● Information shown:
——

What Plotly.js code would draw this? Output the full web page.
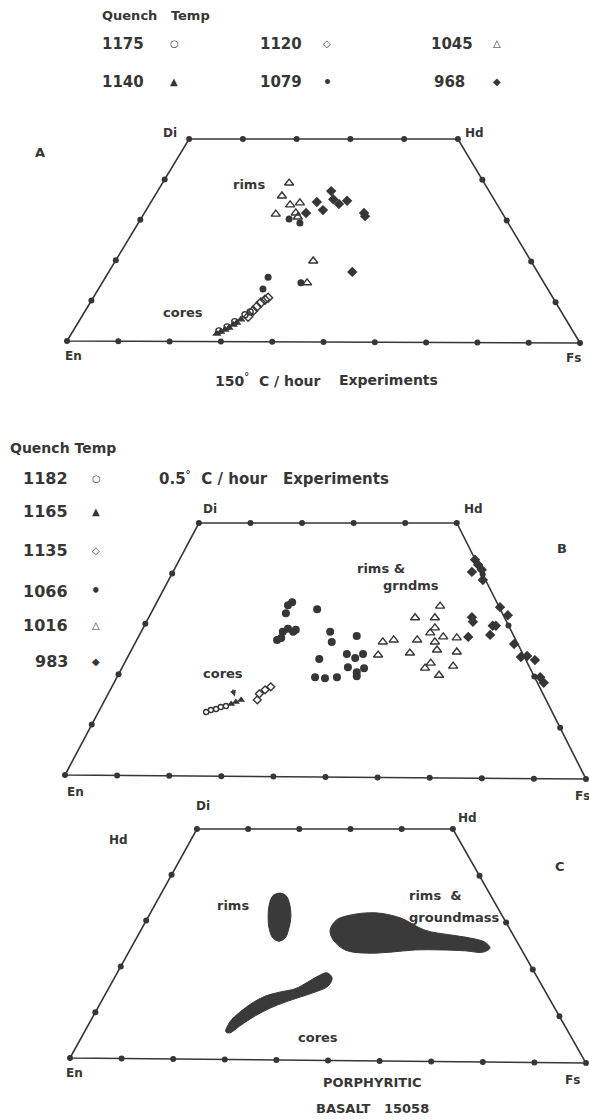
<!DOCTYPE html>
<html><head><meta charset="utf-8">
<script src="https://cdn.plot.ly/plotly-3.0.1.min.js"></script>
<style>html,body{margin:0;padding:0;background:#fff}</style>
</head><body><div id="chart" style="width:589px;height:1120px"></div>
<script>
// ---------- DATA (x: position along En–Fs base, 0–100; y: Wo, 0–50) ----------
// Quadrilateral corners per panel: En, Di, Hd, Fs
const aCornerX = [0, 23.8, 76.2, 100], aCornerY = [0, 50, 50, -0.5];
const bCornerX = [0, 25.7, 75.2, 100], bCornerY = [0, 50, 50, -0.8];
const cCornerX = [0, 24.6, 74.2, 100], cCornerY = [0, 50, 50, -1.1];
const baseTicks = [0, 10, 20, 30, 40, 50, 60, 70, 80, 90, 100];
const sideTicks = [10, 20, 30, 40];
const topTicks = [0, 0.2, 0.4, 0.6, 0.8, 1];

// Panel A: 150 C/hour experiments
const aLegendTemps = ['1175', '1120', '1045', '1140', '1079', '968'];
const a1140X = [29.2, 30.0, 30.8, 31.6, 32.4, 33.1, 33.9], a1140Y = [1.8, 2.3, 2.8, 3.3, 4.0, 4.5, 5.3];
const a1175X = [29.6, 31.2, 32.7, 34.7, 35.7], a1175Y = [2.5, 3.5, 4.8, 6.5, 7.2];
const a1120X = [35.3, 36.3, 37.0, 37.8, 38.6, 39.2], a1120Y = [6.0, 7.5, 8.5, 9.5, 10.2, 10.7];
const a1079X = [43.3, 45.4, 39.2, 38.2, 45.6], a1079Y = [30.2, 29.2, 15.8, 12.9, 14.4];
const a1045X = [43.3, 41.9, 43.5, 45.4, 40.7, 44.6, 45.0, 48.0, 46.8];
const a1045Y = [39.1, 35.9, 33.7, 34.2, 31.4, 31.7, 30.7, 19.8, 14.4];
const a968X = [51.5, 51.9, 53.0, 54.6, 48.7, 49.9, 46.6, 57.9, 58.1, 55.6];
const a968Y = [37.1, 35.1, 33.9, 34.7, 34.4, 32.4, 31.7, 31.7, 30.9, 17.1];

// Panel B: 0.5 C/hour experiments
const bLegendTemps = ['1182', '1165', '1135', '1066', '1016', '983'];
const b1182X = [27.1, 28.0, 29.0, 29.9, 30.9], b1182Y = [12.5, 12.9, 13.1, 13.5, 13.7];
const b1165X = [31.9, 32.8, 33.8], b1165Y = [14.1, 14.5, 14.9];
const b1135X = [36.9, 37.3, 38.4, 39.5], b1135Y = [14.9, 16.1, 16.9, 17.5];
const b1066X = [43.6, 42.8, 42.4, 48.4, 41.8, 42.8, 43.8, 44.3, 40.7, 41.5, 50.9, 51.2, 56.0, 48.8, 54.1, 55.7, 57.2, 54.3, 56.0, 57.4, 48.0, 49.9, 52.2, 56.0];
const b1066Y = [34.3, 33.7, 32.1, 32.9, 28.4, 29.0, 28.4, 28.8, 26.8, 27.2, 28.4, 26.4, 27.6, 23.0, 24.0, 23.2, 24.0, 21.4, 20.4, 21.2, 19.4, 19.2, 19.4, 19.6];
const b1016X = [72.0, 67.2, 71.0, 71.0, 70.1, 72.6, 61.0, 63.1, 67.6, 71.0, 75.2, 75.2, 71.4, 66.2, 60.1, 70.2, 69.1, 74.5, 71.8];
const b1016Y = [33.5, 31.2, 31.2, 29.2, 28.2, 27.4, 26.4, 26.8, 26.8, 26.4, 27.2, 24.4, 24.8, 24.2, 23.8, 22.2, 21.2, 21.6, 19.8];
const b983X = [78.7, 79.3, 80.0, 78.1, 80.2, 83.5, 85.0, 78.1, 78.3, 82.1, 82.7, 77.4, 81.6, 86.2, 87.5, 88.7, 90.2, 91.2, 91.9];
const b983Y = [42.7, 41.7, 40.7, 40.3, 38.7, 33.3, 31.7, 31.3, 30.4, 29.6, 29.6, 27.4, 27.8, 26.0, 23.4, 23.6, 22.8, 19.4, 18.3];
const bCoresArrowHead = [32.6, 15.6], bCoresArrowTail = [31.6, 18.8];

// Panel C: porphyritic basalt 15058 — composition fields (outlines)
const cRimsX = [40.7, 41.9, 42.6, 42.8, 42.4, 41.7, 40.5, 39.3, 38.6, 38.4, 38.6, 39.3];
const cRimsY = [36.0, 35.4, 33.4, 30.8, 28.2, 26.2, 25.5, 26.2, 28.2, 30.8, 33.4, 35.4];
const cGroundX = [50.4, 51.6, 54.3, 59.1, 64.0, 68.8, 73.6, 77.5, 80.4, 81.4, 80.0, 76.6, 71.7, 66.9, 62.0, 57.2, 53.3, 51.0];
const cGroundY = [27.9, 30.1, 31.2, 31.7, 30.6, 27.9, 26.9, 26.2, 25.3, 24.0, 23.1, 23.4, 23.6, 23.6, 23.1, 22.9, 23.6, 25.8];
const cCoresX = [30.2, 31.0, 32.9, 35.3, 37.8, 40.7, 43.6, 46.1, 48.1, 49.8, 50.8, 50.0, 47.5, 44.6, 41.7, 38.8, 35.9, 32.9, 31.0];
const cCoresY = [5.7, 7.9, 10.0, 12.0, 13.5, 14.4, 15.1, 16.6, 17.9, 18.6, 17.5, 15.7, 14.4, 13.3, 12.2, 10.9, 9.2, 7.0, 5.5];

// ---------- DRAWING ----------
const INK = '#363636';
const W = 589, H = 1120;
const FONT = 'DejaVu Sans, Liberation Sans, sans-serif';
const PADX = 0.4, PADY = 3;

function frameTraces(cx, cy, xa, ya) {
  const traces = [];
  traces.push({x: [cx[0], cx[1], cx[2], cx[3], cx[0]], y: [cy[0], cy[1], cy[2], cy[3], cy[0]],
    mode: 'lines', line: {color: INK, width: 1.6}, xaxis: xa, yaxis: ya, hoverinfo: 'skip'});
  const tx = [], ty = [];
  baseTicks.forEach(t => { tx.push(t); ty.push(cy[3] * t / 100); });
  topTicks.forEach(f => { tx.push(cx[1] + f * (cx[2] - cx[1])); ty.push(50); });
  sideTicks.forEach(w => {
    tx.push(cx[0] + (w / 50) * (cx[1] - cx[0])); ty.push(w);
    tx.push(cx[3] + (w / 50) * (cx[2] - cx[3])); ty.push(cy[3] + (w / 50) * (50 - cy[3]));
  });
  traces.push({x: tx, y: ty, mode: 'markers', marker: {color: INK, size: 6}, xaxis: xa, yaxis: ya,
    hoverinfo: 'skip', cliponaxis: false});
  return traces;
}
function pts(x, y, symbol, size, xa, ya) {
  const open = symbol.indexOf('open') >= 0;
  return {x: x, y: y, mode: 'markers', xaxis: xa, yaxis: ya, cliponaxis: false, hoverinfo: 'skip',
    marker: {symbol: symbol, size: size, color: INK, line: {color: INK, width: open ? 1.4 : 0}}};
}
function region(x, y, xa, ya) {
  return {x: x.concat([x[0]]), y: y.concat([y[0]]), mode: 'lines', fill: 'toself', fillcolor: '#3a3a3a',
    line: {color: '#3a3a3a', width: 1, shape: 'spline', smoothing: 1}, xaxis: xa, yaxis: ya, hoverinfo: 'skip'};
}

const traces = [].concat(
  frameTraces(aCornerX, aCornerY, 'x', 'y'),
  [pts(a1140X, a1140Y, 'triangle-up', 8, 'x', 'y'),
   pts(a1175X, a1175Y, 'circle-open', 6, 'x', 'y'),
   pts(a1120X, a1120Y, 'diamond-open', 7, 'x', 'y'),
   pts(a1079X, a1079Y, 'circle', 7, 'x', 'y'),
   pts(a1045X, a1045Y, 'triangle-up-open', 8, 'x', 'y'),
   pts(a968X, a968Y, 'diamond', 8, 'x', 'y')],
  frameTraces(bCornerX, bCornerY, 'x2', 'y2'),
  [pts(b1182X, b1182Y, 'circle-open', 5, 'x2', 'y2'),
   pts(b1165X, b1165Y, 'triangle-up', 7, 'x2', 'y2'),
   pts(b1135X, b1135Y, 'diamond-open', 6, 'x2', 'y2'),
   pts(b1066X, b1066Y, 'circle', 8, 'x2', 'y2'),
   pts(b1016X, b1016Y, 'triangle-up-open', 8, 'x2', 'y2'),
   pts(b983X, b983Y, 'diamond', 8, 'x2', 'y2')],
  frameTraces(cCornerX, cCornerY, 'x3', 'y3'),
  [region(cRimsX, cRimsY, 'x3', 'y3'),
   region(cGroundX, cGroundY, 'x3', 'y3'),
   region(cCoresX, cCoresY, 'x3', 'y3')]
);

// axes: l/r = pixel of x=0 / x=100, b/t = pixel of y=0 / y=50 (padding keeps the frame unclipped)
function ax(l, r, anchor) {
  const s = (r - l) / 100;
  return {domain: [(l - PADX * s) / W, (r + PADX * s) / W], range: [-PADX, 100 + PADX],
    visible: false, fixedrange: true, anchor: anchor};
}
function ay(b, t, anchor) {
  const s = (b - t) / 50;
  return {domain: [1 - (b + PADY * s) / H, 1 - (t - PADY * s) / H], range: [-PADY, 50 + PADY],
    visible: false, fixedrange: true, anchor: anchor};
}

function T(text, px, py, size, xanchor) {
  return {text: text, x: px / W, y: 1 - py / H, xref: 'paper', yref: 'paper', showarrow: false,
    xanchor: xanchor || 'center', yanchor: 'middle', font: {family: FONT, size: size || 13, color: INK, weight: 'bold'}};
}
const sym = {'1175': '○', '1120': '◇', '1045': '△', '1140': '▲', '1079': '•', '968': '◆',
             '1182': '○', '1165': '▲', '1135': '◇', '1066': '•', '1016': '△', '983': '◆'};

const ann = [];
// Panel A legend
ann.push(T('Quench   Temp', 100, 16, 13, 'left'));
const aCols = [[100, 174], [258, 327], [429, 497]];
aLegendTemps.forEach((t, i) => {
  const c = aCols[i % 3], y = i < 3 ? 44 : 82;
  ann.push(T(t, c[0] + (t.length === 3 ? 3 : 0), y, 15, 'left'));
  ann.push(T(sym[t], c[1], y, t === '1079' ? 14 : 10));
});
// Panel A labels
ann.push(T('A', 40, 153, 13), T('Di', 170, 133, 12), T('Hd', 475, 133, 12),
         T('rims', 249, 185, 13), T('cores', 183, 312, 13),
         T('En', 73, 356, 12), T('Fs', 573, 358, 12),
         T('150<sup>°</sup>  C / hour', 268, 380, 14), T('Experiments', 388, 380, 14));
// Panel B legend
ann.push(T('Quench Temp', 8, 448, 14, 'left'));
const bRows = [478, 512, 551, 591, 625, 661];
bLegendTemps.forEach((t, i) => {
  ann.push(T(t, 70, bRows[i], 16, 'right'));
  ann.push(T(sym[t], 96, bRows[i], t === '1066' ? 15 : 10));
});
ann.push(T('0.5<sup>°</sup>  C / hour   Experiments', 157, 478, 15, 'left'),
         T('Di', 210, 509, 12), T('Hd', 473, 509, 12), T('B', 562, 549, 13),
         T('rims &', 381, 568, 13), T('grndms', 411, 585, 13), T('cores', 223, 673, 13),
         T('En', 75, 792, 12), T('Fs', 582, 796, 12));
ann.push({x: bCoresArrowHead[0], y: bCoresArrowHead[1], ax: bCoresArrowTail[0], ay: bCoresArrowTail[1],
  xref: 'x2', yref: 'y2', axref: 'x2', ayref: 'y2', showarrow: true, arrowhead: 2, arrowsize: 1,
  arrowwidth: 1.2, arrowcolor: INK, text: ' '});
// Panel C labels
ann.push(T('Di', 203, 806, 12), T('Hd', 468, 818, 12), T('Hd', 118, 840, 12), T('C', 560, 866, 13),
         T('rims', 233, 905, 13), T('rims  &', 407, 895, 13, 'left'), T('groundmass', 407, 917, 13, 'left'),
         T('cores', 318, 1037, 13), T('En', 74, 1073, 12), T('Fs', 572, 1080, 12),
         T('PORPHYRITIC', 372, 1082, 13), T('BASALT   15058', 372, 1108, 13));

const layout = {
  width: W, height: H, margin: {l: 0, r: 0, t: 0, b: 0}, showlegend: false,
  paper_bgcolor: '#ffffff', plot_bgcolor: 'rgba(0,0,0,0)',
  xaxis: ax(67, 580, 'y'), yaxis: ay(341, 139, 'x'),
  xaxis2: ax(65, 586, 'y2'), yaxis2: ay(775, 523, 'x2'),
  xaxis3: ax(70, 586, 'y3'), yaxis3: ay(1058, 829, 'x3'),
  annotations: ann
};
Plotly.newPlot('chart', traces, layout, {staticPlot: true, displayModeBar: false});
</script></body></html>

——

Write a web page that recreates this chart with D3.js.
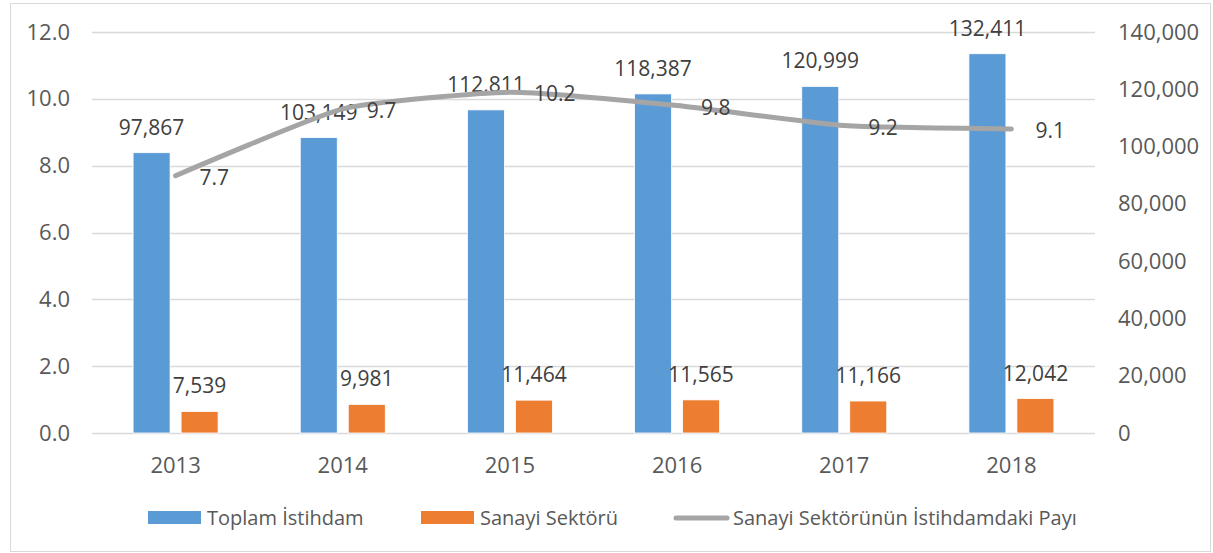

——

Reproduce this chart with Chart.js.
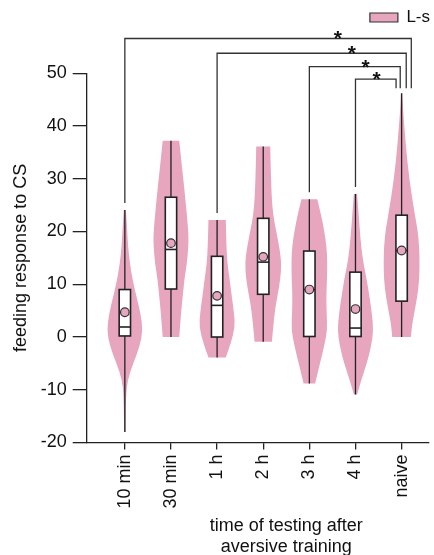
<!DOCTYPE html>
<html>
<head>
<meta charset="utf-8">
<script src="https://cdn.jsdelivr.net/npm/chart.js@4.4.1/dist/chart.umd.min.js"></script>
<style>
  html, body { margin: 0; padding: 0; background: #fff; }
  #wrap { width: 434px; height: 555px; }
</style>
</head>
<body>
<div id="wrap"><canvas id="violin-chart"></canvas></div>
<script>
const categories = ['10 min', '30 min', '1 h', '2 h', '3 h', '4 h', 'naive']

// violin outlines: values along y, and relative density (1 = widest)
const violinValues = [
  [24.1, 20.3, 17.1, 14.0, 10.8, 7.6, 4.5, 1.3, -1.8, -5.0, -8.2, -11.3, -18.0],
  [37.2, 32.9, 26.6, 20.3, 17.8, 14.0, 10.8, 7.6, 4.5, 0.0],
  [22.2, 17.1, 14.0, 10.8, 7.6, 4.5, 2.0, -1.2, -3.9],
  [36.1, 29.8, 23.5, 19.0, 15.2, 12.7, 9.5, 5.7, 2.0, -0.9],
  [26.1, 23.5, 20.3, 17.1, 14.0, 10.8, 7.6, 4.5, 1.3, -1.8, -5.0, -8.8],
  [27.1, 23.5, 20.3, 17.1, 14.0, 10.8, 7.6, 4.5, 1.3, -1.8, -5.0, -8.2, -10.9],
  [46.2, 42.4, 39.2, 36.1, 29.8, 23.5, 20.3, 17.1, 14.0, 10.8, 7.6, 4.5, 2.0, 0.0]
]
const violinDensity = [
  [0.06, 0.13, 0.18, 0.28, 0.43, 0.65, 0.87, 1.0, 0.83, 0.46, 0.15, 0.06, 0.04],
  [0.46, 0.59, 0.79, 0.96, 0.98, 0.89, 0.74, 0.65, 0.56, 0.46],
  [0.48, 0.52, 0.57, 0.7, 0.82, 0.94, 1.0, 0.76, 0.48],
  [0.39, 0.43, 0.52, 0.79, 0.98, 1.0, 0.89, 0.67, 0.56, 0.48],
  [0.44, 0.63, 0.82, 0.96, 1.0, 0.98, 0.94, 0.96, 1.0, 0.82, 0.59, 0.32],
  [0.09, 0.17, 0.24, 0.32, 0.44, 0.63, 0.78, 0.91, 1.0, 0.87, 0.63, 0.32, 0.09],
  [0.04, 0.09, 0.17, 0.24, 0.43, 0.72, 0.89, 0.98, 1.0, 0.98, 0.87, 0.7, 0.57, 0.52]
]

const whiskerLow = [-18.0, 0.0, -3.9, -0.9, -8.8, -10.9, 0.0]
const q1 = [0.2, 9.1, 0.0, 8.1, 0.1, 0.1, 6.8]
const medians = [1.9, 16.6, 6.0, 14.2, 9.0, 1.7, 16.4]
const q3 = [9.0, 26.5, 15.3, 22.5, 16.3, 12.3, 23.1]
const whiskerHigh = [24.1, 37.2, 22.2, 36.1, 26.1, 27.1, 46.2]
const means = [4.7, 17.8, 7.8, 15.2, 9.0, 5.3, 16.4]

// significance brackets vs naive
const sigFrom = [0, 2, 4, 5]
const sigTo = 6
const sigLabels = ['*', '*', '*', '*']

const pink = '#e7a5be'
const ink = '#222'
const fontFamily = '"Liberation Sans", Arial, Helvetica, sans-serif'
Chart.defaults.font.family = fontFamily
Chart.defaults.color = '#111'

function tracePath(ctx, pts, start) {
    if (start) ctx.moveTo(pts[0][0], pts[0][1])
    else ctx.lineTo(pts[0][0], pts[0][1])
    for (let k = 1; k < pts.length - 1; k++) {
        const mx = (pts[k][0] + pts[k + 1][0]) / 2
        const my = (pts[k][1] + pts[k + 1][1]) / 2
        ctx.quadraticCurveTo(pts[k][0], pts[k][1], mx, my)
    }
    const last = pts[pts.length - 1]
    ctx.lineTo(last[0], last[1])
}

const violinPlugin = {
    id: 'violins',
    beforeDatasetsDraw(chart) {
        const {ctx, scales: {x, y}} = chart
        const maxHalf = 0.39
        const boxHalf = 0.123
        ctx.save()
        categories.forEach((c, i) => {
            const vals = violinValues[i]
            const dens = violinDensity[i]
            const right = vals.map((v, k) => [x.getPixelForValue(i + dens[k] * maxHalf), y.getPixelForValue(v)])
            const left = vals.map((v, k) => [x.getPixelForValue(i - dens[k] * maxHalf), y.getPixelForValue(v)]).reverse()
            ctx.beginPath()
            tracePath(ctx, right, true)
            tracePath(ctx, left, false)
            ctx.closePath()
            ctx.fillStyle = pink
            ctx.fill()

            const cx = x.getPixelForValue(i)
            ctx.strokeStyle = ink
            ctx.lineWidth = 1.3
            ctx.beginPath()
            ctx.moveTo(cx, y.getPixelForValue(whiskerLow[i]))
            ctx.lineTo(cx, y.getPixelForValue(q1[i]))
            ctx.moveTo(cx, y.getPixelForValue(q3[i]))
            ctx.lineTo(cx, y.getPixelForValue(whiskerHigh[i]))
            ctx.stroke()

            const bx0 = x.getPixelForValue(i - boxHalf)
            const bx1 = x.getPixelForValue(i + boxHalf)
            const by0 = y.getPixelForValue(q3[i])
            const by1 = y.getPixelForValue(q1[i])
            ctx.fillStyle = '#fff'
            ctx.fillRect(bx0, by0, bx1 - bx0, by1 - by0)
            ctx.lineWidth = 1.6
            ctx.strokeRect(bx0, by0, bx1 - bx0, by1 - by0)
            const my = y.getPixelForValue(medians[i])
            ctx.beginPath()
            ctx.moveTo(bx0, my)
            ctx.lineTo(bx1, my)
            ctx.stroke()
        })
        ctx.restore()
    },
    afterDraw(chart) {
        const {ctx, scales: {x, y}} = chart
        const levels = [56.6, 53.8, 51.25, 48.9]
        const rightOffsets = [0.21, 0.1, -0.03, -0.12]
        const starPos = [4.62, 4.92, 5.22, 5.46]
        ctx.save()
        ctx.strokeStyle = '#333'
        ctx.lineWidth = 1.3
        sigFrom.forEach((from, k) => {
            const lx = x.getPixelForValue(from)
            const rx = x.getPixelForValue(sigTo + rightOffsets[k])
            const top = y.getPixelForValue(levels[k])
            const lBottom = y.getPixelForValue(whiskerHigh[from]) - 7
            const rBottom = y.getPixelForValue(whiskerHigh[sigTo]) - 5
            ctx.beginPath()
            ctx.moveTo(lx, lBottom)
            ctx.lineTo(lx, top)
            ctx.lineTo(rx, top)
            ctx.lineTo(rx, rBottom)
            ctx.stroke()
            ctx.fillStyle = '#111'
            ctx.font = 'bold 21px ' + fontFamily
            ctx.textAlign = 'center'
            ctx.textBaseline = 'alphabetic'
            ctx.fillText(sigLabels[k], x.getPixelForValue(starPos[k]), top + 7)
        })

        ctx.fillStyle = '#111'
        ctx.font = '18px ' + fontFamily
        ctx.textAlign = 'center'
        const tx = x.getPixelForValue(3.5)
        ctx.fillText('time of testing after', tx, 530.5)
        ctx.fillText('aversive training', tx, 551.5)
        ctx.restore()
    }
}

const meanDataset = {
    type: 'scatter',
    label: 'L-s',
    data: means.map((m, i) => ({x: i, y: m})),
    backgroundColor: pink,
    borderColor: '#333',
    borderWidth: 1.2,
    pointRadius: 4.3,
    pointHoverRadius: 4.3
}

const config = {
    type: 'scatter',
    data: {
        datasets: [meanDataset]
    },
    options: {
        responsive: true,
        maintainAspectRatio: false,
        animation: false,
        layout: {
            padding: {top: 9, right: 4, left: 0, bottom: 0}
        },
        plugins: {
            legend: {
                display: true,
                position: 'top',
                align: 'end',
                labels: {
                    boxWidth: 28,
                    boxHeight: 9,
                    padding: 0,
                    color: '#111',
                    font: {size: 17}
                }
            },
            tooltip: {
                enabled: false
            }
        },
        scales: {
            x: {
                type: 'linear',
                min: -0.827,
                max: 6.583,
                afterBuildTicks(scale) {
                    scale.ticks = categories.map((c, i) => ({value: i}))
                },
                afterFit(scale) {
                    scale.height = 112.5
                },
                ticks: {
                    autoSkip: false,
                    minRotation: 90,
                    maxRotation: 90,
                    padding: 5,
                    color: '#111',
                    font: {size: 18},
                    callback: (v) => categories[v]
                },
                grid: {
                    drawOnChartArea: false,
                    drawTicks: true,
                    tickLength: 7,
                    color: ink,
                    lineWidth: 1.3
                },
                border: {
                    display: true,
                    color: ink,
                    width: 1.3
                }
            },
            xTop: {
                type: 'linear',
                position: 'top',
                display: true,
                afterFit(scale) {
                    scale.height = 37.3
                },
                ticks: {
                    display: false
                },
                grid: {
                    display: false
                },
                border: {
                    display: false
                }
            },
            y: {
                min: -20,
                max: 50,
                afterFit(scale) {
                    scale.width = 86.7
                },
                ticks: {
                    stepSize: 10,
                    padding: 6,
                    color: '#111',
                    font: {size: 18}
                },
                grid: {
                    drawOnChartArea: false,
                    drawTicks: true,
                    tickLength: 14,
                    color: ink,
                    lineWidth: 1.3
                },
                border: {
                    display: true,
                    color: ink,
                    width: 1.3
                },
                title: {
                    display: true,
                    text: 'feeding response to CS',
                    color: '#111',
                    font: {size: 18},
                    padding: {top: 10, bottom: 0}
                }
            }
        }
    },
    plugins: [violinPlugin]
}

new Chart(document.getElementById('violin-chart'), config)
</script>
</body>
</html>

——

● Work to do:
Copy the lines above exactly, starting with the line that contains "What Plotly.js code" and ending with the line that contains "const topTicks = [0, 0.2, 0.4, 0.6, 0.8, 1];", and leave out any pictures.

● In response:
What Plotly.js code would draw this? Output the full web page.
<!DOCTYPE html>
<html><head><meta charset="utf-8">
<script src="https://cdn.plot.ly/plotly-3.0.1.min.js"></script>
<style>html,body{margin:0;padding:0;background:#fff}</style>
</head><body><div id="chart" style="width:589px;height:1120px"></div>
<script>
// ---------- DATA (x: position along En–Fs base, 0–100; y: Wo, 0–50) ----------
// Quadrilateral corners per panel: En, Di, Hd, Fs
const aCornerX = [0, 23.8, 76.2, 100], aCornerY = [0, 50, 50, -0.5];
const bCornerX = [0, 25.7, 75.2, 100], bCornerY = [0, 50, 50, -0.8];
const cCornerX = [0, 24.6, 74.2, 100], cCornerY = [0, 50, 50, -1.1];
const baseTicks = [0, 10, 20, 30, 40, 50, 60, 70, 80, 90, 100];
const sideTicks = [10, 20, 30, 40];
const topTicks = [0, 0.2, 0.4, 0.6, 0.8, 1];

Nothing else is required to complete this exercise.